▶ **EXERCISE REQUIREMENTS**: Quote from the first line below through the line that contains "training = [1, 2, 3, 4, 5, 10]", both included, and leave the pictures out.

▶ **COLLECTED MATERIAL**:
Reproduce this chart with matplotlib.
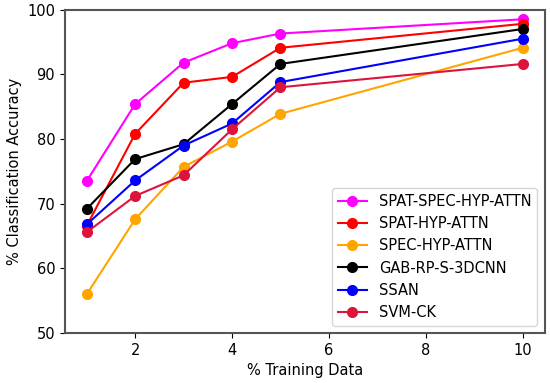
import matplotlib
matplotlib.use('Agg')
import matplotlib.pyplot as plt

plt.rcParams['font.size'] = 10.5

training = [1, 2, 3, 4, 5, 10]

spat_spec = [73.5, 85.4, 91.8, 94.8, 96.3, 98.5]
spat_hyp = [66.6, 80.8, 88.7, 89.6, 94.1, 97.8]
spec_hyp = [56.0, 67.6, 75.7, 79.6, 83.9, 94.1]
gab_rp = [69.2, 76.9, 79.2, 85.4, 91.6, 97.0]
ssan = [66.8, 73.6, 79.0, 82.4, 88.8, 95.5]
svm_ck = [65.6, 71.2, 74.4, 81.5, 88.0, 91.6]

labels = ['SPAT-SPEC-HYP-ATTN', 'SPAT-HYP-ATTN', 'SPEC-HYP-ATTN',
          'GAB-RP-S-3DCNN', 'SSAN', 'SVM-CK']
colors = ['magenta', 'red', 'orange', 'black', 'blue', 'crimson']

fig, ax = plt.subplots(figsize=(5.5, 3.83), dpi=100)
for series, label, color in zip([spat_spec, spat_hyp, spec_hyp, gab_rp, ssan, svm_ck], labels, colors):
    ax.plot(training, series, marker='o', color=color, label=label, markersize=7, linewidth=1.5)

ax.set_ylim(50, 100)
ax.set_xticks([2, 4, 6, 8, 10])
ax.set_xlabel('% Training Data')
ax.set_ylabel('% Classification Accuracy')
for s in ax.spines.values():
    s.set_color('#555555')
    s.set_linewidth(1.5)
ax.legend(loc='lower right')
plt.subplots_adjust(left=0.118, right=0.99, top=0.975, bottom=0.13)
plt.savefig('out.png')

▶ **FINAL RESULT**:
Reproduce this chart with matplotlib.
import matplotlib
matplotlib.use('Agg')
import matplotlib.pyplot as plt

plt.rcParams['font.size'] = 10.5

training = [1, 2, 3, 4, 5, 10]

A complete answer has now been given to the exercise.